What needs to be done:
Return the whole listing, keeping every character the same.

────

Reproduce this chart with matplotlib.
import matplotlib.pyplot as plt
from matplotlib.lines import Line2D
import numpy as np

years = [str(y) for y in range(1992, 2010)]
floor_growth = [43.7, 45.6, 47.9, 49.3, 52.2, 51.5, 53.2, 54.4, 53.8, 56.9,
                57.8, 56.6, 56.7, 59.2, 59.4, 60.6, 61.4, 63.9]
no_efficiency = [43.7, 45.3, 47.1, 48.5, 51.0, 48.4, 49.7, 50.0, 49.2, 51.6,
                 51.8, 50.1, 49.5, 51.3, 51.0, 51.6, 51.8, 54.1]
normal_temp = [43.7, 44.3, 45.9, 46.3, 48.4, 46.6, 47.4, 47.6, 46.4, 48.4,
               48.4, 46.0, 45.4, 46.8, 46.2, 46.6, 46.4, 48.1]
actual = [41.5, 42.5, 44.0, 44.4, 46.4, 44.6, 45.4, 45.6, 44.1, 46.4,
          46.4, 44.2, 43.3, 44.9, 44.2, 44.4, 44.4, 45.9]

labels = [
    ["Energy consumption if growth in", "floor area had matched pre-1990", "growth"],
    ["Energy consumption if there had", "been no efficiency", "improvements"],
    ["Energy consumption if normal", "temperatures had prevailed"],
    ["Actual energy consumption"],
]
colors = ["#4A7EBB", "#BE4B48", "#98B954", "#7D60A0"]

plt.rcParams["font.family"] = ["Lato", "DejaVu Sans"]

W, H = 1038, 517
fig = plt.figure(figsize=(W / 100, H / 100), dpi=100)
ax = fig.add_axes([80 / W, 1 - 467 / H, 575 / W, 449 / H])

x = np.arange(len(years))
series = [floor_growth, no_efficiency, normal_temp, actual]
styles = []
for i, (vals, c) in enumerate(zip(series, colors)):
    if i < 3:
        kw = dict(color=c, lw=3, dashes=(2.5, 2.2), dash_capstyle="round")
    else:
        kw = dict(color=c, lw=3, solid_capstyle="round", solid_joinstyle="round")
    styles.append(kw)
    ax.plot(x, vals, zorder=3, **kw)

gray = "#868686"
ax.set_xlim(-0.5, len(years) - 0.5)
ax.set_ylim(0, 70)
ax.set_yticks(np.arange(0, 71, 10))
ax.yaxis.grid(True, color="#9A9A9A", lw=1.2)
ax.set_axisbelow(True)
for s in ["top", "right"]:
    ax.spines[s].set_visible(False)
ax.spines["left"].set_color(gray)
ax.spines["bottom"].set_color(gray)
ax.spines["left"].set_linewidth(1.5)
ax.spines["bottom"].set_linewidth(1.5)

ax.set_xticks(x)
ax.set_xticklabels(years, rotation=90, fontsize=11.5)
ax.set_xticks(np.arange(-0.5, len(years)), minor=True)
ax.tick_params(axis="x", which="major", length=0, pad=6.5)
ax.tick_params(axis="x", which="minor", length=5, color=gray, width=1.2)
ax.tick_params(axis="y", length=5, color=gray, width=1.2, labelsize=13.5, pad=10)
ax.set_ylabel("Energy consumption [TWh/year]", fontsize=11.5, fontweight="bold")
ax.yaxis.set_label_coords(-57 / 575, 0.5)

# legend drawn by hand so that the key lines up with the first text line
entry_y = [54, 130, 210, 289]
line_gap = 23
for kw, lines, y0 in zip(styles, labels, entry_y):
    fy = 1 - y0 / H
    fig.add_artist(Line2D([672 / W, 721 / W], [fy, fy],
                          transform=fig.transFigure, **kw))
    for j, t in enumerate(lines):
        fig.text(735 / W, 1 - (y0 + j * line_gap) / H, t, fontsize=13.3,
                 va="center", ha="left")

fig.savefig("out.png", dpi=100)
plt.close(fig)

────

Result of this task:
Reproduce this chart with matplotlib.
import matplotlib.pyplot as plt
from matplotlib.lines import Line2D
import numpy as np

years = [str(y) for y in range(1992, 2010)]
floor_growth = [43.7, 45.6, 47.9, 49.3, 52.2, 51.5, 53.2, 54.4, 53.8, 56.9,
                57.8, 56.6, 56.7, 59.2, 59.4, 60.6, 61.4, 63.9]
no_efficiency = [43.7, 45.3, 47.1, 48.5, 51.0, 48.4, 49.7, 50.0, 49.2, 51.6,
                 51.8, 50.1, 49.5, 51.3, 51.0, 51.6, 51.8, 54.1]
normal_temp = [43.7, 44.3, 45.9, 46.3, 48.4, 46.6, 47.4, 47.6, 46.4, 48.4,
               48.4, 46.0, 45.4, 46.8, 46.2, 46.6, 46.4, 48.1]
actual = [41.5, 42.5, 44.0, 44.4, 46.4, 44.6, 45.4, 45.6, 44.1, 46.4,
          46.4, 44.2, 43.3, 44.9, 44.2, 44.4, 44.4, 45.9]

labels = [
    ["Energy consumption if growth in", "floor area had matched pre-1990", "growth"],
    ["Energy consumption if there had", "been no efficiency", "improvements"],
    ["Energy consumption if normal", "temperatures had prevailed"],
    ["Actual energy consumption"],
]
colors = ["#4A7EBB", "#BE4B48", "#98B954", "#7D60A0"]

plt.rcParams["font.family"] = ["Lato", "DejaVu Sans"]

W, H = 1038, 517
fig = plt.figure(figsize=(W / 100, H / 100), dpi=100)
ax = fig.add_axes([80 / W, 1 - 467 / H, 575 / W, 449 / H])

x = np.arange(len(years))
series = [floor_growth, no_efficiency, normal_temp, actual]
styles = []
for i, (vals, c) in enumerate(zip(series, colors)):
    if i < 3:
        kw = dict(color=c, lw=3, dashes=(2.5, 2.2), dash_capstyle="round")
    else:
        kw = dict(color=c, lw=3, solid_capstyle="round", solid_joinstyle="round")
    styles.append(kw)
    ax.plot(x, vals, zorder=3, **kw)

gray = "#868686"
ax.set_xlim(-0.5, len(years) - 0.5)
ax.set_ylim(0, 70)
ax.set_yticks(np.arange(0, 71, 10))
ax.yaxis.grid(True, color="#9A9A9A", lw=1.2)
ax.set_axisbelow(True)
for s in ["top", "right"]:
    ax.spines[s].set_visible(False)
ax.spines["left"].set_color(gray)
ax.spines["bottom"].set_color(gray)
ax.spines["left"].set_linewidth(1.5)
ax.spines["bottom"].set_linewidth(1.5)

ax.set_xticks(x)
ax.set_xticklabels(years, rotation=90, fontsize=11.5)
ax.set_xticks(np.arange(-0.5, len(years)), minor=True)
ax.tick_params(axis="x", which="major", length=0, pad=6.5)
ax.tick_params(axis="x", which="minor", length=5, color=gray, width=1.2)
ax.tick_params(axis="y", length=5, color=gray, width=1.2, labelsize=13.5, pad=10)
ax.set_ylabel("Energy consumption [TWh/year]", fontsize=11.5, fontweight="bold")
ax.yaxis.set_label_coords(-57 / 575, 0.5)

# legend drawn by hand so that the key lines up with the first text line
entry_y = [54, 130, 210, 289]
line_gap = 23
for kw, lines, y0 in zip(styles, labels, entry_y):
    fy = 1 - y0 / H
    fig.add_artist(Line2D([672 / W, 721 / W], [fy, fy],
                          transform=fig.transFigure, **kw))
    for j, t in enumerate(lines):
        fig.text(735 / W, 1 - (y0 + j * line_gap) / H, t, fontsize=13.3,
                 va="center", ha="left")

fig.savefig("out.png", dpi=100)
plt.close(fig)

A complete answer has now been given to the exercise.